*Problem to work on*
Please transcribe the data below exactly. Leave the pictures out.

*Stored data*
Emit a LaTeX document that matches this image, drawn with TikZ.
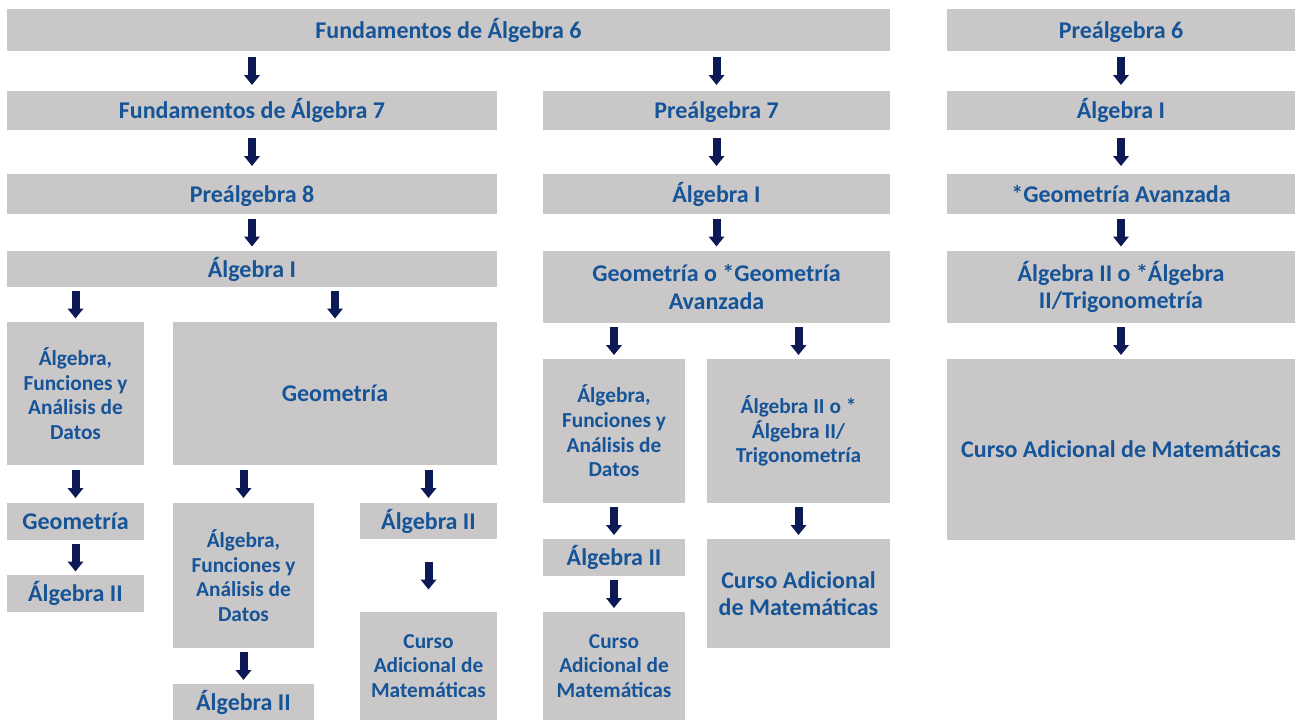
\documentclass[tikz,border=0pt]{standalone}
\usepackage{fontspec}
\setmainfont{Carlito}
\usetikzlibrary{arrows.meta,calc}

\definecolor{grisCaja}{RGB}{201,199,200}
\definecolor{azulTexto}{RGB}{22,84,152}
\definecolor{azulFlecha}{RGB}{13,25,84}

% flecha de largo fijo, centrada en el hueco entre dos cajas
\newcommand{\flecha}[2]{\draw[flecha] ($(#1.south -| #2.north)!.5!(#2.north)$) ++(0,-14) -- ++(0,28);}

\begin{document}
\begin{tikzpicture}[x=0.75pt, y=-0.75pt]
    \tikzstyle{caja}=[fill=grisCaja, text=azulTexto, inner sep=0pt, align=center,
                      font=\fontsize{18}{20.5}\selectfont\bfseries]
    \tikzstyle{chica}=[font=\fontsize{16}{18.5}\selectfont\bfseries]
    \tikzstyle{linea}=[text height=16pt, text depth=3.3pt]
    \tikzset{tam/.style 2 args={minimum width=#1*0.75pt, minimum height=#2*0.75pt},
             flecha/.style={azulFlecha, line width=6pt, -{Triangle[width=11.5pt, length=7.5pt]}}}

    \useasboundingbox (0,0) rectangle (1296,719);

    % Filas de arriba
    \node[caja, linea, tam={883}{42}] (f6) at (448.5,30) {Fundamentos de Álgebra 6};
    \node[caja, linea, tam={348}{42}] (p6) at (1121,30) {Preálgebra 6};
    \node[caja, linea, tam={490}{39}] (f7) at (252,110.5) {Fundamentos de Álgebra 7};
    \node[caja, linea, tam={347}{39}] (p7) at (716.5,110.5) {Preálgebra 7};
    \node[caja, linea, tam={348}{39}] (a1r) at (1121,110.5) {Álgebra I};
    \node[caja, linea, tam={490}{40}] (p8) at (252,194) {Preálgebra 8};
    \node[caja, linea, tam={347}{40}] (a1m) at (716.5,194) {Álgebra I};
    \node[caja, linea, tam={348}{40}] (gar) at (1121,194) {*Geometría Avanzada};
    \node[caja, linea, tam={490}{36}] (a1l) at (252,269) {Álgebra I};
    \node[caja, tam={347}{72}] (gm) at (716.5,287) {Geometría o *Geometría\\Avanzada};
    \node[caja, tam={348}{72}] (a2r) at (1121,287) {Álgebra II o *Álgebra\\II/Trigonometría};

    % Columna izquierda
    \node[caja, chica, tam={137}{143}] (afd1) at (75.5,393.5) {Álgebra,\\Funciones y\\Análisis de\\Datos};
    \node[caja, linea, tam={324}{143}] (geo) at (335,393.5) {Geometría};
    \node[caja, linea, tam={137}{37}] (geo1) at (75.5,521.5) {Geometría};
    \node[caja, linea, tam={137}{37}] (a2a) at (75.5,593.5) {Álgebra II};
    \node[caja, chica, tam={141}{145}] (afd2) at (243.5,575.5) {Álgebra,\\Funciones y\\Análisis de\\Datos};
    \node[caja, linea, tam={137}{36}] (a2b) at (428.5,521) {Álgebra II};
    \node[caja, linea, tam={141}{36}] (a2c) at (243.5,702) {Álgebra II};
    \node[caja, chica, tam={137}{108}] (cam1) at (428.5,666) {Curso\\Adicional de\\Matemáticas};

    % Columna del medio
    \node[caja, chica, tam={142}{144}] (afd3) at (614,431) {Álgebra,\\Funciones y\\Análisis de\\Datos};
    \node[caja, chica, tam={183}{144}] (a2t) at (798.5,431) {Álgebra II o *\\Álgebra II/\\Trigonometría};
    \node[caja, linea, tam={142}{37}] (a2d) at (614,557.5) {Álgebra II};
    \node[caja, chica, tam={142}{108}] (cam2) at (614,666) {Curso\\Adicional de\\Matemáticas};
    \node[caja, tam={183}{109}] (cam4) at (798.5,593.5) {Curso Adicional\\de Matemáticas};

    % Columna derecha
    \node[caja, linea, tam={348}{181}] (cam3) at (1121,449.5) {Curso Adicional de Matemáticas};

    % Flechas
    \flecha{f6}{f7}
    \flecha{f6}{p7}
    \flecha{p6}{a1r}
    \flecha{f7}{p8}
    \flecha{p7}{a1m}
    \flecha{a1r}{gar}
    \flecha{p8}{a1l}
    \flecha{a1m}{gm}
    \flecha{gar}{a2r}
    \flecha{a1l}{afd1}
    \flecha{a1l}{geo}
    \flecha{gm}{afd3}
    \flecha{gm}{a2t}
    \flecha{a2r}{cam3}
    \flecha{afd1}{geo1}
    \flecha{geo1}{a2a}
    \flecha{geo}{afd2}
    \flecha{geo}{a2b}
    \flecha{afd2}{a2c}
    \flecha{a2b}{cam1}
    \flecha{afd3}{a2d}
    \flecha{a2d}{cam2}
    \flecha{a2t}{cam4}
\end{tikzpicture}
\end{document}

*Task solution*
Emit a LaTeX document that matches this image, drawn with TikZ.
\documentclass[tikz,border=0pt]{standalone}
\usepackage{fontspec}
\setmainfont{Carlito}
\usetikzlibrary{arrows.meta,calc}

\definecolor{grisCaja}{RGB}{201,199,200}
\definecolor{azulTexto}{RGB}{22,84,152}
\definecolor{azulFlecha}{RGB}{13,25,84}

% flecha de largo fijo, centrada en el hueco entre dos cajas
\newcommand{\flecha}[2]{\draw[flecha] ($(#1.south -| #2.north)!.5!(#2.north)$) ++(0,-14) -- ++(0,28);}

\begin{document}
\begin{tikzpicture}[x=0.75pt, y=-0.75pt]
    \tikzstyle{caja}=[fill=grisCaja, text=azulTexto, inner sep=0pt, align=center,
                      font=\fontsize{18}{20.5}\selectfont\bfseries]
    \tikzstyle{chica}=[font=\fontsize{16}{18.5}\selectfont\bfseries]
    \tikzstyle{linea}=[text height=16pt, text depth=3.3pt]
    \tikzset{tam/.style 2 args={minimum width=#1*0.75pt, minimum height=#2*0.75pt},
             flecha/.style={azulFlecha, line width=6pt, -{Triangle[width=11.5pt, length=7.5pt]}}}

    \useasboundingbox (0,0) rectangle (1296,719);

    % Filas de arriba
    \node[caja, linea, tam={883}{42}] (f6) at (448.5,30) {Fundamentos de Álgebra 6};
    \node[caja, linea, tam={348}{42}] (p6) at (1121,30) {Preálgebra 6};
    \node[caja, linea, tam={490}{39}] (f7) at (252,110.5) {Fundamentos de Álgebra 7};
    \node[caja, linea, tam={347}{39}] (p7) at (716.5,110.5) {Preálgebra 7};
    \node[caja, linea, tam={348}{39}] (a1r) at (1121,110.5) {Álgebra I};
    \node[caja, linea, tam={490}{40}] (p8) at (252,194) {Preálgebra 8};
    \node[caja, linea, tam={347}{40}] (a1m) at (716.5,194) {Álgebra I};
    \node[caja, linea, tam={348}{40}] (gar) at (1121,194) {*Geometría Avanzada};
    \node[caja, linea, tam={490}{36}] (a1l) at (252,269) {Álgebra I};
    \node[caja, tam={347}{72}] (gm) at (716.5,287) {Geometría o *Geometría\\Avanzada};
    \node[caja, tam={348}{72}] (a2r) at (1121,287) {Álgebra II o *Álgebra\\II/Trigonometría};

    % Columna izquierda
    \node[caja, chica, tam={137}{143}] (afd1) at (75.5,393.5) {Álgebra,\\Funciones y\\Análisis de\\Datos};
    \node[caja, linea, tam={324}{143}] (geo) at (335,393.5) {Geometría};
    \node[caja, linea, tam={137}{37}] (geo1) at (75.5,521.5) {Geometría};
    \node[caja, linea, tam={137}{37}] (a2a) at (75.5,593.5) {Álgebra II};
    \node[caja, chica, tam={141}{145}] (afd2) at (243.5,575.5) {Álgebra,\\Funciones y\\Análisis de\\Datos};
    \node[caja, linea, tam={137}{36}] (a2b) at (428.5,521) {Álgebra II};
    \node[caja, linea, tam={141}{36}] (a2c) at (243.5,702) {Álgebra II};
    \node[caja, chica, tam={137}{108}] (cam1) at (428.5,666) {Curso\\Adicional de\\Matemáticas};

    % Columna del medio
    \node[caja, chica, tam={142}{144}] (afd3) at (614,431) {Álgebra,\\Funciones y\\Análisis de\\Datos};
    \node[caja, chica, tam={183}{144}] (a2t) at (798.5,431) {Álgebra II o *\\Álgebra II/\\Trigonometría};
    \node[caja, linea, tam={142}{37}] (a2d) at (614,557.5) {Álgebra II};
    \node[caja, chica, tam={142}{108}] (cam2) at (614,666) {Curso\\Adicional de\\Matemáticas};
    \node[caja, tam={183}{109}] (cam4) at (798.5,593.5) {Curso Adicional\\de Matemáticas};

    % Columna derecha
    \node[caja, linea, tam={348}{181}] (cam3) at (1121,449.5) {Curso Adicional de Matemáticas};

    % Flechas
    \flecha{f6}{f7}
    \flecha{f6}{p7}
    \flecha{p6}{a1r}
    \flecha{f7}{p8}
    \flecha{p7}{a1m}
    \flecha{a1r}{gar}
    \flecha{p8}{a1l}
    \flecha{a1m}{gm}
    \flecha{gar}{a2r}
    \flecha{a1l}{afd1}
    \flecha{a1l}{geo}
    \flecha{gm}{afd3}
    \flecha{gm}{a2t}
    \flecha{a2r}{cam3}
    \flecha{afd1}{geo1}
    \flecha{geo1}{a2a}
    \flecha{geo}{afd2}
    \flecha{geo}{a2b}
    \flecha{afd2}{a2c}
    \flecha{a2b}{cam1}
    \flecha{afd3}{a2d}
    \flecha{a2d}{cam2}
    \flecha{a2t}{cam4}
\end{tikzpicture}
\end{document}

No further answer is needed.